Di Depan DPR, Sri Mulyani Paparkan Beratnya Kondisi APBN Sampai Harus Dipangkas

Di Depan DPR, Sri Mulyani Paparkan Beratnya Kondisi APBN Sampai Harus Dipangkas

Maikel Jefriando - detikFinance
Rabu, 31 Agu 2016 18:00 WIB
Foto: Lamhot Aritonang
Jakarta - Menteri Keuangan, Sri Mulyani Indrawati, mengakui beratnya kondisi Anggaran Pendapatan dan Belanja Negara Perubahan (APBN-P) 2016. Sehingga, pemerintah harus kembali memangkas belanja.

Belanja negara dalam APBN-P 2016 ditetapkan Rp 2.082,9 triliun. Dengan pendapatan negara ditargetkan mencapai Rp 1.786,2 triliun, maka terdapat defisit anggaran yang ditutup melalui pembiayaan Rp 296,7 triliun.

Sri Mulyani menilai, postur tersebut penuh dengan risiko, karena target penerimaan diperkirakan tidak tercapai. Ada kekurangan penerimaan negara Rp 219 triliun, meskipun telah menyertakan program pengampunan pajak atau tax amnesty.

SCROLL TO CONTINUE WITH CONTENT

Dalam asumsi pemerintah, ada tambahan penerimaan negara Rp 165 triliun dari program tersebut.

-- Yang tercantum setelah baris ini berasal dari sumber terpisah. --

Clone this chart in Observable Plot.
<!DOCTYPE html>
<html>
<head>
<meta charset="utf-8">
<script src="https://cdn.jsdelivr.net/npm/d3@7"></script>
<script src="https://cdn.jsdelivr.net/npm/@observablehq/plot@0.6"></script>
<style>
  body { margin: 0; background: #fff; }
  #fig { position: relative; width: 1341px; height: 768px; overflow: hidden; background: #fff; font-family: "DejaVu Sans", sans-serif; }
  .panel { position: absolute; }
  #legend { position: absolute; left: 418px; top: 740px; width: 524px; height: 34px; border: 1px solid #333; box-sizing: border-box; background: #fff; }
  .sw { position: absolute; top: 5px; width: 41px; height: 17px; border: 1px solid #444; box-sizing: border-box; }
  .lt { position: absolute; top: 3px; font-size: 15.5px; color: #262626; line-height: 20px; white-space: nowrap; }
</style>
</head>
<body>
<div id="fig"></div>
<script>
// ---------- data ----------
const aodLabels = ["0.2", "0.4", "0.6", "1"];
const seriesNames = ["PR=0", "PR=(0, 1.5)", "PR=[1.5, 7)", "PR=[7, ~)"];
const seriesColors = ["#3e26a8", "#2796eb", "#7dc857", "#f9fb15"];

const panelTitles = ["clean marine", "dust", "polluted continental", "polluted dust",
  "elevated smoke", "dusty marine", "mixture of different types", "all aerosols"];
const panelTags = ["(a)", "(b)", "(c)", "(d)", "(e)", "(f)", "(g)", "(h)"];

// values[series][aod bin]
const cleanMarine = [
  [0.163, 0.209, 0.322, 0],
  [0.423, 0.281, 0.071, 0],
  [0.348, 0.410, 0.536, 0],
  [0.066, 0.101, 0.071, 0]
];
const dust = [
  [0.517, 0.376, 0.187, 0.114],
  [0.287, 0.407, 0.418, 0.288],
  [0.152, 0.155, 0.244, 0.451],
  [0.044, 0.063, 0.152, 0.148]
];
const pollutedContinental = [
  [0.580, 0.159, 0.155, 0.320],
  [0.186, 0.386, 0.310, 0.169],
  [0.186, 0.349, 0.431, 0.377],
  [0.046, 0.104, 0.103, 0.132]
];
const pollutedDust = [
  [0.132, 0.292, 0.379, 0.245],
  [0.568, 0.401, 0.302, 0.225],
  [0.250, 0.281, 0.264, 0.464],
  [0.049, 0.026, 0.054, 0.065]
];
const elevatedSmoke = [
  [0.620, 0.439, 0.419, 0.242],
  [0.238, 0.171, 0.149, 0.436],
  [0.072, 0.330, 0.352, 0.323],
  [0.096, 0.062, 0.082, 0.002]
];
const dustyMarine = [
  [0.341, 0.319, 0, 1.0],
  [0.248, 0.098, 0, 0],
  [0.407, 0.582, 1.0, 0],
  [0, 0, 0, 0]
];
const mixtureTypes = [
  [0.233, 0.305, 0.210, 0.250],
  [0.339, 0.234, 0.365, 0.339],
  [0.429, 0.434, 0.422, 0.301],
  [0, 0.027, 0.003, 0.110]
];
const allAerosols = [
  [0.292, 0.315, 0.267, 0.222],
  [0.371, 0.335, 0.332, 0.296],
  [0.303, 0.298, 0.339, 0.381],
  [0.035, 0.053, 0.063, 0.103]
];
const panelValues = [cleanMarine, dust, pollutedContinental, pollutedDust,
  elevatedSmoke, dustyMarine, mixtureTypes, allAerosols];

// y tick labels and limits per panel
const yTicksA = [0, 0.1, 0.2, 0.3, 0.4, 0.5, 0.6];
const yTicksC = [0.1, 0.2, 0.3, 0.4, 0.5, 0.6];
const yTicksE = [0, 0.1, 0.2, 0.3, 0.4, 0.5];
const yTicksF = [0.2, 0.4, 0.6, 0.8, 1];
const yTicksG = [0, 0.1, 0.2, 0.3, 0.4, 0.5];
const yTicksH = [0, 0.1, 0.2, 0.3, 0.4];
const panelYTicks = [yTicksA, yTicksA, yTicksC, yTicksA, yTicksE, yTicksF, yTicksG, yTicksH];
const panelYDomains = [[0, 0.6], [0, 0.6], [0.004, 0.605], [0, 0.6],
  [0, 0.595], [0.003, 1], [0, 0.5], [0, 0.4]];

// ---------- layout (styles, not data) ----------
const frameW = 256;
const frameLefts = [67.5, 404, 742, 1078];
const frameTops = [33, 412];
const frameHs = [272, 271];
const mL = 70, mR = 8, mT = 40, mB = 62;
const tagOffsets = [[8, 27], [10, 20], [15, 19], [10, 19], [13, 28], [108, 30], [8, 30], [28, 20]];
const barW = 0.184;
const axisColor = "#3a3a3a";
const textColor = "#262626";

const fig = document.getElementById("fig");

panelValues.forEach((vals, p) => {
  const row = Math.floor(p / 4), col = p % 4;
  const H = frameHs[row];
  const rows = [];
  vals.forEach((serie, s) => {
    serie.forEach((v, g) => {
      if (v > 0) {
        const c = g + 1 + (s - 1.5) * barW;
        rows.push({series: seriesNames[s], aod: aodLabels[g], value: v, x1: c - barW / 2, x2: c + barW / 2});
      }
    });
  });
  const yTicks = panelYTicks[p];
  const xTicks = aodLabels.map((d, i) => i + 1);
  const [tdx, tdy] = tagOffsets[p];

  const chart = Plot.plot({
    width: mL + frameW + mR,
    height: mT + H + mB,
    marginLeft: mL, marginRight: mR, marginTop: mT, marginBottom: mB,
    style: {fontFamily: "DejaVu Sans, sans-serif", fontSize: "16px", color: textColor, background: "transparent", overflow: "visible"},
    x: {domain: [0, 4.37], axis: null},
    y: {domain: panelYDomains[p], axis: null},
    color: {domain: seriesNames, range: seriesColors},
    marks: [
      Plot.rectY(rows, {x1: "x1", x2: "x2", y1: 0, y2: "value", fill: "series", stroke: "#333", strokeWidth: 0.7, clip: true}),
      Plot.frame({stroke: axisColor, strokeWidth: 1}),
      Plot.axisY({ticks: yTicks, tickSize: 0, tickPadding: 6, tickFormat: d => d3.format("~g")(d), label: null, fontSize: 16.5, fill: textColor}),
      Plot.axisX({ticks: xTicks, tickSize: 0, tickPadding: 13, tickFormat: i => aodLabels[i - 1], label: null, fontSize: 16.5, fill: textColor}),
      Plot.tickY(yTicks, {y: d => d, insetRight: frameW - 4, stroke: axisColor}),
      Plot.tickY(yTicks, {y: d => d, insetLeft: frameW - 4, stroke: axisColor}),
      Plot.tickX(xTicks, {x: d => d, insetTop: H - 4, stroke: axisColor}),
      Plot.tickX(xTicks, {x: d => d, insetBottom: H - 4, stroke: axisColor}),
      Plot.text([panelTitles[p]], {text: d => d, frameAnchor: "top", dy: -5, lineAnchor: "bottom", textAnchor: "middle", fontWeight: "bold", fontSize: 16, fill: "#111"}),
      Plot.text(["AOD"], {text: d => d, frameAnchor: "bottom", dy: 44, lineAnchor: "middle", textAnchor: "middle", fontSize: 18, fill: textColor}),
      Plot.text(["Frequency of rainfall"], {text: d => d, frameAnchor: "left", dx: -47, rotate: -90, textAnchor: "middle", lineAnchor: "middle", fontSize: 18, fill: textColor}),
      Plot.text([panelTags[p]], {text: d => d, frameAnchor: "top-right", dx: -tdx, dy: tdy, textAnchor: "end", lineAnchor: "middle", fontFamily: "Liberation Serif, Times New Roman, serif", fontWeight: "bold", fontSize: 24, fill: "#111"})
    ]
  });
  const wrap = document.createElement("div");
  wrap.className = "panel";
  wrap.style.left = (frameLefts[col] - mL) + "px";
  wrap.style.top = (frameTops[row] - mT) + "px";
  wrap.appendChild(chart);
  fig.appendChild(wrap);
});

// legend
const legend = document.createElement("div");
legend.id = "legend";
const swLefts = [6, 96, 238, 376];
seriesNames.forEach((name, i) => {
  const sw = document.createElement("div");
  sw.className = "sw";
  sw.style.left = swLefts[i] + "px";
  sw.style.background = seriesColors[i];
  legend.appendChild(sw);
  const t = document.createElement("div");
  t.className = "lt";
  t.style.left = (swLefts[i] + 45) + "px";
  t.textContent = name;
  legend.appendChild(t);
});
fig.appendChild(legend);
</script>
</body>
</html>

"Kita memang memasukkan tax amnesty bersama keseluruhan APBN-P. Jadi dalam APBN itu di mana pendapatan perpajakan dianggarkan sekian, itu kemudian kita lakukan kajian dengan Kanwil Pajak dan hasilnya adanya shortfall," ungkap Sri Mulyani, dalam kerja dengan Komisi XI di Gedung DPR, Jakarta, (31/8/2016).

Dalam pengelolaan APBN, ada tiga pilihan yang bisa ditempuh oleh pemerintah. Terutama ketika realisasi penerimaan yang direncanakan lebih rendah atau ada situasi yang memaksa belanja melonjak dari yang seharusnya.

Pilihan pertama adalah pelebaran defisit. Batas defisit yang diperbolehkan dalam Undang-undang (UU) Keuangan Negara adalah 3%. Dalam APBN-P, defisit dipatok 2,35% yang kemudian diperlebar menjadi 2,5%.

"Kami perkirakan 2,5%, ada ruang sekitar 0,5% tambahan utang kalau memang diperlukan," jelasnya.

Kedua adalah dengan pemotongan anggaran, Rp 137,2 triliun. Ini terdiri atas belanja Kementerian/Lembaga (K/L) dan transfer ke daerah. "Pemotongan anggaran kita tempuh seperti yang sudah disampaikan," sebut Sri Mulyani.

Ketiga adalah manajemen arus kas. Ini lebih banyak diarahkan kepada proyek infrastruktur yang di bawah Kementerian Pekerjaan Umum dan Perumahan Rakyat (PUPR). Misalnya yang tadinya satu tahun, dijadikan dua atau tiga tahun anggaran.

"Jadi di proyek oleh Kementerian PUPR, dari yang tadinya 1 tahun dijadikan 2-3 tahun. Jadi pencairan proyek itu tidak frontloading," pungkasnya.

Sri Mulyani memastikan, keputusan ini diambil setelah mempelajari kondisi APBN dengan sangat rinci. Termasuk berbicara dengan pihak-pihak terkait.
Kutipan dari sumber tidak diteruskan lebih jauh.